JOB:
Examine the material below and count the lines that hold the word "this". Report only the number.

A block of data:
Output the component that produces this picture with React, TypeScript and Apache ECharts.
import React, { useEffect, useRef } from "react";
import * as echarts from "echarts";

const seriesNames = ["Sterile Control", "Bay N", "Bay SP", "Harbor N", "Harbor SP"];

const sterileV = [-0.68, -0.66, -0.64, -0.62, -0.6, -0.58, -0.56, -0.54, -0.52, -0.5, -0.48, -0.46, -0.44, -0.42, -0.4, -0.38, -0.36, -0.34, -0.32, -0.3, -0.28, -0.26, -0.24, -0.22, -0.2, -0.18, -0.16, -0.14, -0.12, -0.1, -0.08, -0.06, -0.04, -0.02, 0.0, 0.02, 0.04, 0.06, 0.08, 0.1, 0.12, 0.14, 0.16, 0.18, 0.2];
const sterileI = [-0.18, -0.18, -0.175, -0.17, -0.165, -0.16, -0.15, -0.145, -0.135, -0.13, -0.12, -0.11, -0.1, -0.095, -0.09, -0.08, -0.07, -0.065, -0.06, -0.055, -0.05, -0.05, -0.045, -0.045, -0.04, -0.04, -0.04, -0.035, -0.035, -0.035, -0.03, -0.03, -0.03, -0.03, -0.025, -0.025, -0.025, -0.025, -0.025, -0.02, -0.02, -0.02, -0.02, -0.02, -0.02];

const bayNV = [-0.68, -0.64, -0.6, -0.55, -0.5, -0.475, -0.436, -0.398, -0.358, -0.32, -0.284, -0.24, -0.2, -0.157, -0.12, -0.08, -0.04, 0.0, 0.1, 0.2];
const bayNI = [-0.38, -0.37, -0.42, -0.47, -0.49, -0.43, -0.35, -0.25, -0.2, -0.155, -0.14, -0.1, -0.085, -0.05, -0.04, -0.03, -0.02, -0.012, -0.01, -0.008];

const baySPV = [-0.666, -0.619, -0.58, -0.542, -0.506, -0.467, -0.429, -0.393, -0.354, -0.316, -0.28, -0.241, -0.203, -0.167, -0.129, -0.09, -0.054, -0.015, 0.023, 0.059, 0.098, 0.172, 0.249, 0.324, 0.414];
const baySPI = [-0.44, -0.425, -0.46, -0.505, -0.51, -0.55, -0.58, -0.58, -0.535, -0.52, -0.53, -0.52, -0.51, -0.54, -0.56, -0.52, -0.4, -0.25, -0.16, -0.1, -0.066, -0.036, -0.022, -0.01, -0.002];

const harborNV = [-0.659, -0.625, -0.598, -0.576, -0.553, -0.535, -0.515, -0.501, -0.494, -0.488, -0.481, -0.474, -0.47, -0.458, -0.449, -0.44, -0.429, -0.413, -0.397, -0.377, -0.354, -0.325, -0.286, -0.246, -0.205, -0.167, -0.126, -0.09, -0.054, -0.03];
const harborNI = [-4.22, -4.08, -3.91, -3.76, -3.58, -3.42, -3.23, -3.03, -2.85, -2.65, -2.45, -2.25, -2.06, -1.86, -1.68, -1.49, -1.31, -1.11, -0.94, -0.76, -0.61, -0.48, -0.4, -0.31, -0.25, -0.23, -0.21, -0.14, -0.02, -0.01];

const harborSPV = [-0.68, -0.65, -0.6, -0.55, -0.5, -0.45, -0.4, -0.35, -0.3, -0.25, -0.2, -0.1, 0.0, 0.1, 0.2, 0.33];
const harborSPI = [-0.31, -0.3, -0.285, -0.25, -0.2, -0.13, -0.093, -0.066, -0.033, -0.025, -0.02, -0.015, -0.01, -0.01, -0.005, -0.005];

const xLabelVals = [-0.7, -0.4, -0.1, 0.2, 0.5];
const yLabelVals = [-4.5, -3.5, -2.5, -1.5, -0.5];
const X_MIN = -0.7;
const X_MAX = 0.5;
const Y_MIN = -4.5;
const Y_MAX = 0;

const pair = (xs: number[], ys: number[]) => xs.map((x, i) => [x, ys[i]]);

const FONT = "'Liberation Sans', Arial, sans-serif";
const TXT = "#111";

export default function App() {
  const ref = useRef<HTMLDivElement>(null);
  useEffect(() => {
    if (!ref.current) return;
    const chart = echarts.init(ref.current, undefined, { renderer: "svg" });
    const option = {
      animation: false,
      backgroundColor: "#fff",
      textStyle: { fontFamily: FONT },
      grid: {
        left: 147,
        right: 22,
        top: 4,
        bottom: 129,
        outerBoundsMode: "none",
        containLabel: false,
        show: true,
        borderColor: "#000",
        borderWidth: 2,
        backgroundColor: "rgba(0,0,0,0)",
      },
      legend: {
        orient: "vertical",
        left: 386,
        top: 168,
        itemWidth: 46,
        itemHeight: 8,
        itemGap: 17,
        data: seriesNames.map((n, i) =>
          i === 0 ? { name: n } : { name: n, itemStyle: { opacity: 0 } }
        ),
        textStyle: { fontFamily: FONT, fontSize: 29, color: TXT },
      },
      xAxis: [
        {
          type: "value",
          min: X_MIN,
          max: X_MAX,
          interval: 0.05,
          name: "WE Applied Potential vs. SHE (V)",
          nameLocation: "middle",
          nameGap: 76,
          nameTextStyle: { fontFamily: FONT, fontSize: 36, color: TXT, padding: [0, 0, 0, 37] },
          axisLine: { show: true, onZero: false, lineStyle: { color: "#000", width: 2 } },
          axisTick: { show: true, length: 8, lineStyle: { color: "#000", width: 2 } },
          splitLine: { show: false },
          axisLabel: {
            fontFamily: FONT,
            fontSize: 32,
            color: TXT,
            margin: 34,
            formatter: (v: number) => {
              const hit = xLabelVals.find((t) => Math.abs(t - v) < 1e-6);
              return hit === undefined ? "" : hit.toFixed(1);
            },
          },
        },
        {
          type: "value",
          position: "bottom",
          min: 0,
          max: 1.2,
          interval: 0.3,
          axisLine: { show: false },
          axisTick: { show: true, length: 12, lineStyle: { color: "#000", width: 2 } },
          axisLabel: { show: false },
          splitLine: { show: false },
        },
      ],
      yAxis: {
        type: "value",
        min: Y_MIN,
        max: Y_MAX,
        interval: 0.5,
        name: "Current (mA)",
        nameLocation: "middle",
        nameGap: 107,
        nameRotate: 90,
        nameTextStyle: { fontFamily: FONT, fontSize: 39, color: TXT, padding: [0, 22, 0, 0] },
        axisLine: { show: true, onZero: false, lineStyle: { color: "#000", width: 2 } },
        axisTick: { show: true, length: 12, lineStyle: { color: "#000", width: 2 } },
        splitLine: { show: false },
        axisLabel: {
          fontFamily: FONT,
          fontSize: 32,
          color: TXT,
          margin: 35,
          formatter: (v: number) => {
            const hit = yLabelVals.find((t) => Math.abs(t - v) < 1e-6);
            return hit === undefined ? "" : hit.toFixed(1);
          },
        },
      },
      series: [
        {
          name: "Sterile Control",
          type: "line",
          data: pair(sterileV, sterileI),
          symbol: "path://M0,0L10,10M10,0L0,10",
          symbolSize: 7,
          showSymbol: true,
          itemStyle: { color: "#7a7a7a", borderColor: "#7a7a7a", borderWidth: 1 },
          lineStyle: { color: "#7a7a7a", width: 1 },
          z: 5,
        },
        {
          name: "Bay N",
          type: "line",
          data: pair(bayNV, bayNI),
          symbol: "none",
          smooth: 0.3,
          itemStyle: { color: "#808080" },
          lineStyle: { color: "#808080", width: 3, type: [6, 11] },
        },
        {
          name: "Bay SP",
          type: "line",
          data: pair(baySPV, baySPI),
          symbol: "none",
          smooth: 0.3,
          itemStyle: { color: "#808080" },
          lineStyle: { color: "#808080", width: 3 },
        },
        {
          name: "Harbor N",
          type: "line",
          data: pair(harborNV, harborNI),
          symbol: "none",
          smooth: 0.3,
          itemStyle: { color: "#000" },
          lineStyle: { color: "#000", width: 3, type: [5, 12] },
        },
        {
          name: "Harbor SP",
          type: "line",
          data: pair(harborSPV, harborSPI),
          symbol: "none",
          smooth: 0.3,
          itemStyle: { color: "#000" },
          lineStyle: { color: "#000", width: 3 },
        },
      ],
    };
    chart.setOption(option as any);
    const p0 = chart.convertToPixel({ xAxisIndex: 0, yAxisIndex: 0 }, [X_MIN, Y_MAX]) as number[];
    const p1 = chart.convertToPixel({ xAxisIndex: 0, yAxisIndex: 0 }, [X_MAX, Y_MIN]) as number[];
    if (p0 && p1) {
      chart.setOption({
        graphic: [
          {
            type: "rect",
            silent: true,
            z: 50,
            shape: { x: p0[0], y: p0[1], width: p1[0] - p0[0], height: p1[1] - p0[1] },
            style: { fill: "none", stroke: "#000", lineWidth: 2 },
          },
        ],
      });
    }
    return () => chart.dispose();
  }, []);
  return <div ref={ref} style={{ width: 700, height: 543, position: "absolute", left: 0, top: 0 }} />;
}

--

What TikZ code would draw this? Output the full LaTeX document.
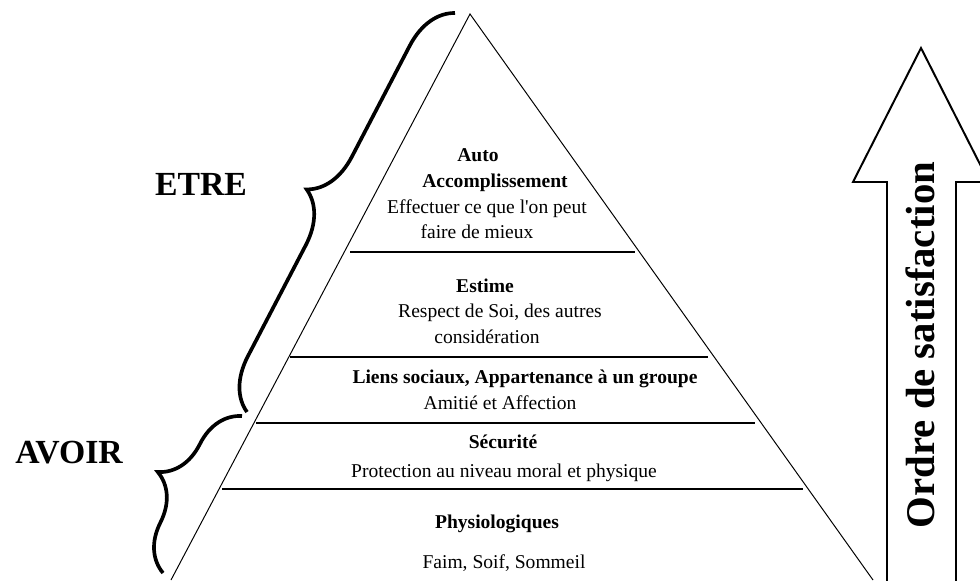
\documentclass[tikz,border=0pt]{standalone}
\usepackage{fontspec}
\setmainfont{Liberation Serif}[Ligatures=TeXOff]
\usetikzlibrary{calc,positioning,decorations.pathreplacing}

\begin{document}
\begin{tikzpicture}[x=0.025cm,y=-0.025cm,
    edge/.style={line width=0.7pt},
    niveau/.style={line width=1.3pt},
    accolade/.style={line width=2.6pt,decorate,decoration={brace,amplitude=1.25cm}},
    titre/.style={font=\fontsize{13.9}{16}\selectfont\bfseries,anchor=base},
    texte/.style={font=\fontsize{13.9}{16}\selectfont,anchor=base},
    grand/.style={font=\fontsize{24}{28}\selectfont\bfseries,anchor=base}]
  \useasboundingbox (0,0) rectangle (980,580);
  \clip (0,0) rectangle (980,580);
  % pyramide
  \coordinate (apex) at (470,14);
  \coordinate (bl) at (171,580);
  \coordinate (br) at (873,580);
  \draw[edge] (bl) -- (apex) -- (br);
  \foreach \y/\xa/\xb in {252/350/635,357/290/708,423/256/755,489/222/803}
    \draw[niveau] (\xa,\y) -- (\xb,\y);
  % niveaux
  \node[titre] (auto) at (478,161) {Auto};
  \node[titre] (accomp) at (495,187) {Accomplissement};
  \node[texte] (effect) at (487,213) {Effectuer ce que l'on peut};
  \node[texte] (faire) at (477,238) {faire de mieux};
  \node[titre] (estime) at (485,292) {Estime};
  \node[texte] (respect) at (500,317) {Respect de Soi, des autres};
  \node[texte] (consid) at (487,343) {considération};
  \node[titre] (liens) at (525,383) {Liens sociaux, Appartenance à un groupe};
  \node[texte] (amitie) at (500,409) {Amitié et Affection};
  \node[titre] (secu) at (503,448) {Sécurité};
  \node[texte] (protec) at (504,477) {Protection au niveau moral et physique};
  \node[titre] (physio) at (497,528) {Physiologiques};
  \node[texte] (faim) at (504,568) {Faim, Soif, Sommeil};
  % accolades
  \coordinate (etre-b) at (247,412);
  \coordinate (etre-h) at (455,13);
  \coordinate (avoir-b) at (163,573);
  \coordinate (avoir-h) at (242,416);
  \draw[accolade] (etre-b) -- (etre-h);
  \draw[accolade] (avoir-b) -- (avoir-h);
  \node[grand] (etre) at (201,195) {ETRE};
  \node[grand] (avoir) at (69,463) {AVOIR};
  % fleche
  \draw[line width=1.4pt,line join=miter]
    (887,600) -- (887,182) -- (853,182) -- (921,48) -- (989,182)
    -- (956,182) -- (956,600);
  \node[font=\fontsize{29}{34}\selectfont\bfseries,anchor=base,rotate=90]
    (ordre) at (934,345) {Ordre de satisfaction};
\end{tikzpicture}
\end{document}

WRITTEN SOLUTION:
2